TSIRC is a small Council which represents fifteen unique island communities spread across 42,000km2 of sea, located between Cape York and Papua New Guinea. The Council has a small engineering team, which manages fifteen water schemes and twelve wastewater schemes. With so many schemes to manage spread across such a large area the Engineering Team’s resources are generally stretched. Through this project the team sought a more effective and sustainable way to manage the Mer Island water scheme.


In 2021 TSRIC in collaboration with ALA developed an integrated two stage plan to address water losses in the Mer Island network. The first stage was to implement an onsite leak detection and repair intervention program to stabilize the network and bring the community off water restrictions. Following this a range of innovative new industry technologies for network monitoring and regulation would be adopted to ensure the long-term sustainable management of the network.
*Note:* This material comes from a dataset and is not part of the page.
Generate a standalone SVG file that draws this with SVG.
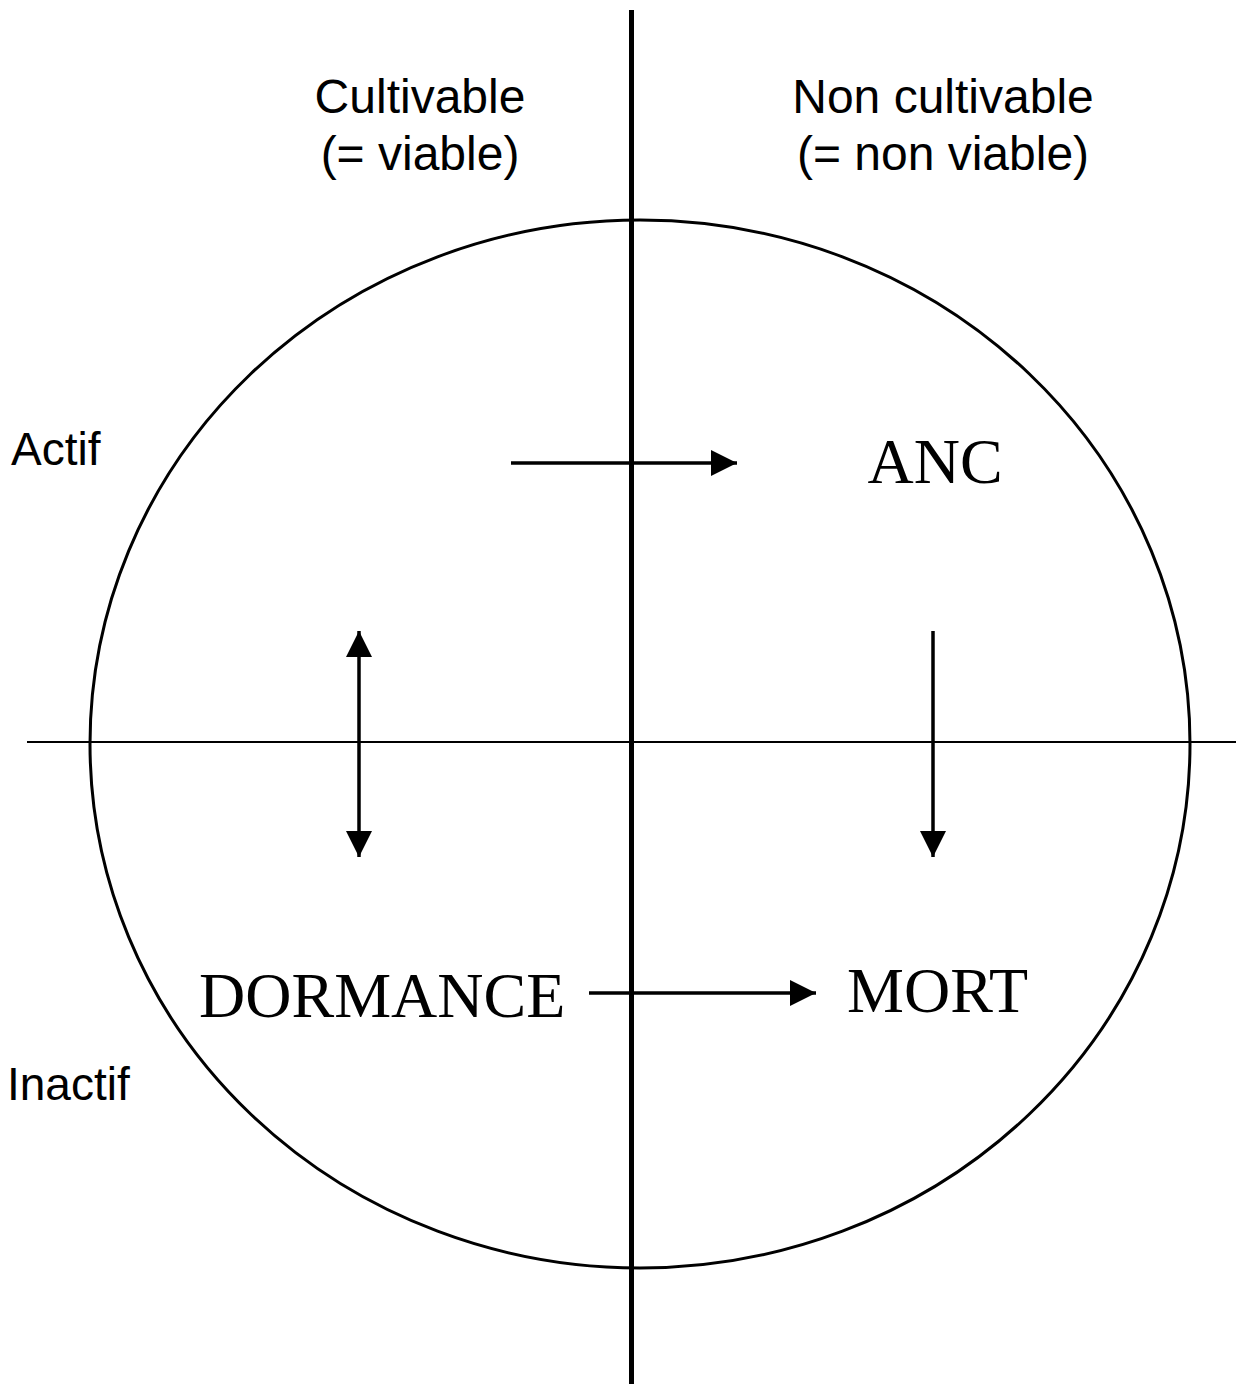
<svg xmlns="http://www.w3.org/2000/svg" width="1236" height="1384" viewBox="0 0 1236 1384">
<style>
.sans{font-family:"Liberation Sans",Arial,sans-serif;font-size:48px;fill:#000}
.side{font-size:46px}
.serif{font-family:"Liberation Serif","Times New Roman",serif;font-size:64px;fill:#000}
.arr{stroke:#000;stroke-width:3.5;fill:none}
</style>
<defs>
<marker id="ah" markerWidth="26" markerHeight="26" viewBox="0 0 26 26" refX="26" refY="13" orient="auto-start-reverse" markerUnits="userSpaceOnUse">
<path d="M0,0 L26,13 L0,26 Z" fill="#000"/>
</marker>
</defs>
<rect width="1236" height="1384" fill="#fff"/>
<g id="frame">
<ellipse cx="640" cy="744" rx="550" ry="524" fill="none" stroke="#000" stroke-width="3"/>
<line x1="27" y1="742" x2="1236" y2="742" stroke="#000" stroke-width="2"/>
<line x1="631.5" y1="10" x2="631.5" y2="1384" stroke="#000" stroke-width="5"/>
</g>
<g id="labels">
<text class="sans" x="420" y="113" text-anchor="middle">Cultivable</text>
<text class="sans" x="420" y="170" text-anchor="middle">(= viable)</text>
<text class="sans" x="943" y="113" text-anchor="middle">Non cultivable</text>
<text class="sans" x="943" y="170" text-anchor="middle">(= non viable)</text>
<text class="sans side" x="11" y="465">Actif</text>
<text class="sans side" x="7" y="1100">Inactif</text>
</g>
<g id="node-anc"><text class="serif" x="935" y="483" text-anchor="middle">ANC</text></g>
<g id="node-dormance"><text class="serif" x="199" y="1017">DORMANCE</text></g>
<g id="node-mort"><text class="serif" x="847" y="1012">MORT</text></g>
<g id="connectors">
<line class="arr" x1="511" y1="463" x2="737" y2="463" marker-end="url(#ah)"/>
<line class="arr" x1="359" y1="631" x2="359" y2="857" marker-start="url(#ah)" marker-end="url(#ah)"/>
<line class="arr" x1="933" y1="631" x2="933" y2="857" marker-end="url(#ah)"/>
<line class="arr" x1="589" y1="993" x2="816" y2="993" marker-end="url(#ah)"/>
</g>
</svg>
The preliminary intervention program was completed over several site visits to Mer Island. ALA worked with TSIRC staff on the ground to identify all network and residential leaks. This program also provided key operational TSIRC staff with onsite leak detection training. All leak repairs were completed by TSIRC staff.

The implementation of monitoring and automated technologies included the installation of smartmeters to all properties, a bulk magflow meter at the community’s main reservoir, inline acoustic leak sensors with AI monitoring, and automated network pressure controls to regulate pressure zones within the network. These technologies allowed for the remote monitoring of the water network. TSIRC’s main logistics office is in Cairns, some 780km south of Mer Island. Remote monitoring capabilities are critical for TSIRC to manage its water and wastewater schemes.

Outcomes and measurable impacts

The site investigation found the cause of water losses was due to a cumulative effect of many small leaks throughout the mains network and within properties. The installation of smartmeters with trending data has greatly improve Council’s capacity to monitor and address losses within property boundaries. While the new acoustic sensors coupled with the skills learnt through the onsite leak detection investigations have greatly improved TSIRC’s capacity to locate and repair subterranean leaks. The network pressure controls have reduced pressure in the network by over sixty percent, leading to significantly lesser stresses on network pipes and fittings, and slowing leak rates while still providing suitable water pressures to all properties.

At the completion of the leak intervention program, Mer Island’s water network was stabilized, and water restrictions were lifted for the first time since the network was constructed. Daily water demand had reduced by approximately fifty percent (even with restrictions removed) and within two months of the network being stabilized the islands covered lagoon reached capacity for the first time ever. The island’s desalination units which had always needed to be run to address water shortages could be run at planned intervals, and overall desalination production demand was reduced by over forty percent.

The operation of mobile and permanent desalination plants comes at a consideralble cost to TSIRC. The desalination units are powered by diesel generators, the forty percent plus reduction in production demand has resulted in similar reductions in operational costs and diesel usage. It is estimated that the savings made in operational costs will offset the total cost of this project within the first two years. The stabilization of the Mer network has also reduced TSIRC’s operational stresses at this site. Consequently, the Council can redirect funds and resources to other critical issues across the region.

Water security is a major issue across many of TSRIC’s island communities, the strategies learnt through this project have provided the Council with more efficient ways to manage all its water networks. TSIRC is a small council which relies heavily on external funding to implement capital works projects. The various components of this project would not have been possible without the well-informed funding support provided from both State and Federal Governments.